Lexus Offers Luxury in and Out of the Car


Toyota Motor Corp.’s (NYSE:TM) Lexus division is all about luxury, and as it works to combat the other major competitors in its home market, the car maker is ready to bring out the big guns. That includes opening its own luxury store, called Intersect by Lexus, that offers customers cafe goods, modern “Tokyo-themed foods”, and access to a garage, a shop, and a library lounge.

According to a report via Bloomberg, the store will be opened in Tokyo’s Aoyama district on August 30 next to boutiques like Prada SpA and LVMH Moet Hennessy Louis Vuitton SA. Its purposeful placement in this neighborhood is to help boost Lexus’s luxury brand image worldwide, and increase its global presence.

Similar stores will eventually open in New York and Dubai, but for now, Lexus is focusing on Japan because that is the region where the Japanese carmaker most significantly trails its competitors, Bayerische Motoren Werke AG and Daimler AG’s Mercedes-Benz.

While Mercedes sold 27,828 vehicles in Japan through the end of July this year, Lexus sold a smaller 27,074 units. And though this difference might seem minimal, it is not a pattern that Lexus would like to follow in Japan, especially after outperforming BMW and Mercedes in the U.S. this year.

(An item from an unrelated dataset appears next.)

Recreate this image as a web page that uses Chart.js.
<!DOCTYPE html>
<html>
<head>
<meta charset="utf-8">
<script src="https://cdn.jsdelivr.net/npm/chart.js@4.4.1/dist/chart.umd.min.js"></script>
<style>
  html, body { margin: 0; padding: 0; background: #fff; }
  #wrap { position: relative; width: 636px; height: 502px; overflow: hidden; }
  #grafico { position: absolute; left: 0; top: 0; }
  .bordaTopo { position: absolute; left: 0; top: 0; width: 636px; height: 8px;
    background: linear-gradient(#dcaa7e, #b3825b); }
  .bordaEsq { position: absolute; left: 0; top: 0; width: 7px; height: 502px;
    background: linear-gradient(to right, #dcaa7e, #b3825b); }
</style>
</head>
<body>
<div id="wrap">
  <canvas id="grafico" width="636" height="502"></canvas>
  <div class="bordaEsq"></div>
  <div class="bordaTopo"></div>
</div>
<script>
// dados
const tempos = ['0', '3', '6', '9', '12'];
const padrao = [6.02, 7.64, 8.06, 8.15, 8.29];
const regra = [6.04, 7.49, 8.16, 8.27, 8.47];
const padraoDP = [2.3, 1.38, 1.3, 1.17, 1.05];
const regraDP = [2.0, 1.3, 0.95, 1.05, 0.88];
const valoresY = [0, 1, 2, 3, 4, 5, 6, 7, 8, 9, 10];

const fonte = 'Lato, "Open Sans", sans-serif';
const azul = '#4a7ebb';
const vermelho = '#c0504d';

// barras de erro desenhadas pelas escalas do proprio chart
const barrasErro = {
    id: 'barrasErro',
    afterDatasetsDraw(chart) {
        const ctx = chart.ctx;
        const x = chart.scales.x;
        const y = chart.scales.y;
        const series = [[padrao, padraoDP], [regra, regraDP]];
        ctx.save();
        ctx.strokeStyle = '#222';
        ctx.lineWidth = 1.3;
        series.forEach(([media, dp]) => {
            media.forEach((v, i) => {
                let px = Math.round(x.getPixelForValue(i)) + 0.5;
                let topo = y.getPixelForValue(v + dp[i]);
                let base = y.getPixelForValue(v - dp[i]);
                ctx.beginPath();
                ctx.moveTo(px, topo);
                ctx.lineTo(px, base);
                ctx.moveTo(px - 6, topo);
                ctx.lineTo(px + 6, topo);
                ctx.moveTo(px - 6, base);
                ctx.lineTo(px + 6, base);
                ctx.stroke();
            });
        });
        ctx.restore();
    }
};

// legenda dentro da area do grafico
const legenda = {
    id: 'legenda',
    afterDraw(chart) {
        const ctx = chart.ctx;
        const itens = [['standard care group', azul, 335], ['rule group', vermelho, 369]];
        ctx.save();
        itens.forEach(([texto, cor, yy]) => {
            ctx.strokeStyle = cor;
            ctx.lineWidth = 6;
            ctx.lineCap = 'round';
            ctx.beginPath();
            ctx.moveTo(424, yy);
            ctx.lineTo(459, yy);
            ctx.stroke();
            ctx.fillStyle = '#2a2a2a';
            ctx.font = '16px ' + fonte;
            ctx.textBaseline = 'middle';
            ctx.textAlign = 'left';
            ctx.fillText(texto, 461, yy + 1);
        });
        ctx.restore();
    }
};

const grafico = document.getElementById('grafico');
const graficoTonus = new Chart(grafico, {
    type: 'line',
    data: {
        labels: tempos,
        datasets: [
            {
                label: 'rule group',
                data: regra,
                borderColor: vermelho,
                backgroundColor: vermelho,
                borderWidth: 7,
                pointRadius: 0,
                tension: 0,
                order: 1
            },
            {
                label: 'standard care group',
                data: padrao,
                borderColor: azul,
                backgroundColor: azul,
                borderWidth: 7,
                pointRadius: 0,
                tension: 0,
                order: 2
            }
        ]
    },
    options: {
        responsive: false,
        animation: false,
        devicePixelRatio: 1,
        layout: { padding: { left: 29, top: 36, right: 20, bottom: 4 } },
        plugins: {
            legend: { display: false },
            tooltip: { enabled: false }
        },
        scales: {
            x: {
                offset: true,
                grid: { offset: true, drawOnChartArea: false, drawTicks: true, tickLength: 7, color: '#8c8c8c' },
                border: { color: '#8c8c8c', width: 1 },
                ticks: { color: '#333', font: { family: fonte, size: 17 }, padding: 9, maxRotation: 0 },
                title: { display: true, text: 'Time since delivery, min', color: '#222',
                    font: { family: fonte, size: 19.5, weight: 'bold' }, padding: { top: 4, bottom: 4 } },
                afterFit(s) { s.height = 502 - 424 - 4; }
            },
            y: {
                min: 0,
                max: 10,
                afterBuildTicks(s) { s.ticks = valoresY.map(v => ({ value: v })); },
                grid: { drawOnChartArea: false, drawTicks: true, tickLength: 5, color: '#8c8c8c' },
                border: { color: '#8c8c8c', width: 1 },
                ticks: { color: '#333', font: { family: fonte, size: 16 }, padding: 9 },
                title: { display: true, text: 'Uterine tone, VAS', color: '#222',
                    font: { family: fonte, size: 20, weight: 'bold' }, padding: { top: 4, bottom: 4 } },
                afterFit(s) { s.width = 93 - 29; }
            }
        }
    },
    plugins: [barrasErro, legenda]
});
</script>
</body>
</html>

Lexus has seen major success in the U.S., its biggest market, since its debut in 1999, but the Toyota City, Japan-based company has watched that success slide not only in the past two years in the U.S., and also in its global markets, and that’s why, now, the luxury division is ready to curb its losses for good.

While Lexus has long beat out BMW and Mercedes-Benz in the U.S. luxury market, in recent years, its sales have recently paled in comparison to the two. Fortunately for the Japanese company though, this year, Bloomberg points out that Toyota’s Lexus sales have grown 12 percent to 141, 446 units, marking a comeback as it once again surpasses BMW and Mercedes for the first time in two years. Now, the luxury brand is working to sustain that progress.

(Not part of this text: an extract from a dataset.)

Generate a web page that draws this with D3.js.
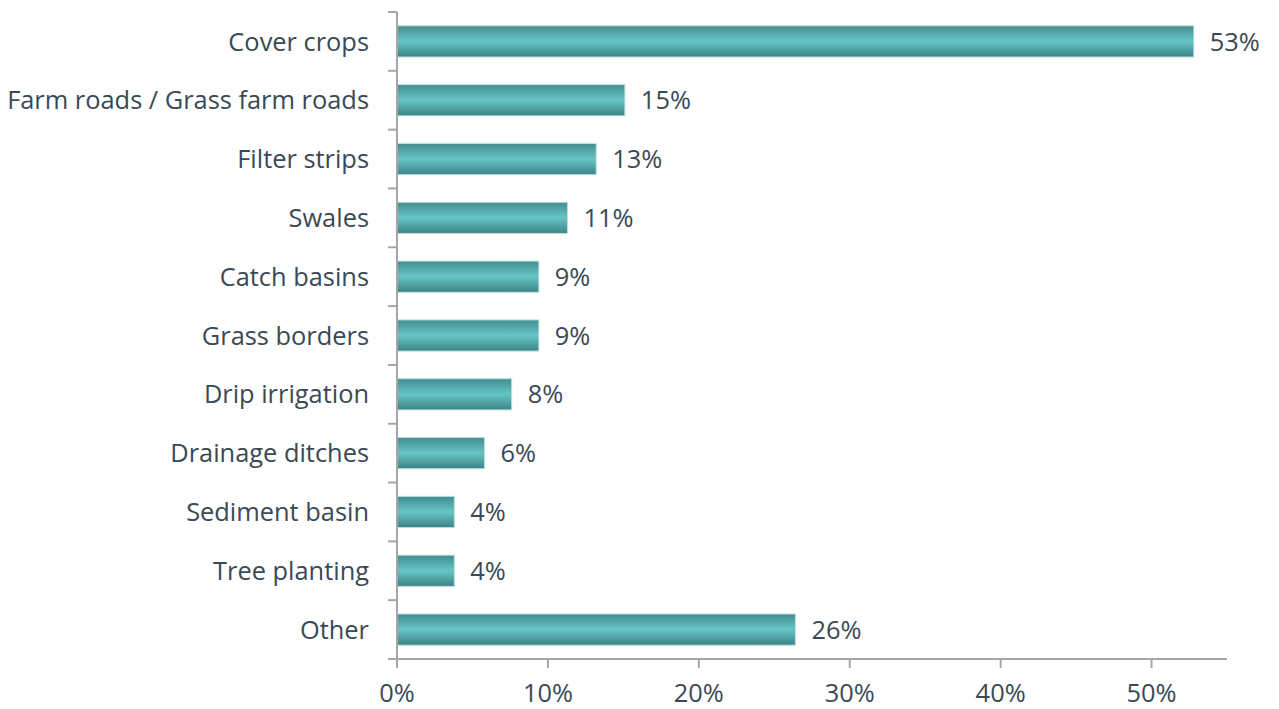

And as it regroups in the U.S. where about half of its sales come, Lexus is also bolstering its Japan efforts with this new luxury store opening. The founder of Nakanishi Research Institute, Takaki Nakanishi, understands that the store won’t be a simple easy fix to all of Lexus’s problems. However, he also recognizes it can’t hurt, explaining that, “You can’t expect to gain sales from simply opening a cafe, but it’s definitely better than not having one.”

Nakanishi may be right — especially considering that the majority of the luxury brands seem to be pulling out all the stops as of late. From upping the look and feel of their luxury dealerships to retraining dealers to ensure they know how to best interact with luxury shoppers, carmakers understand that the pockets of luxury car consumers are now widening as certain major economies start to recover. Lexus will now try to take advantage of that thicker wallet with its new luxury store and redesigned Lexus vehicles.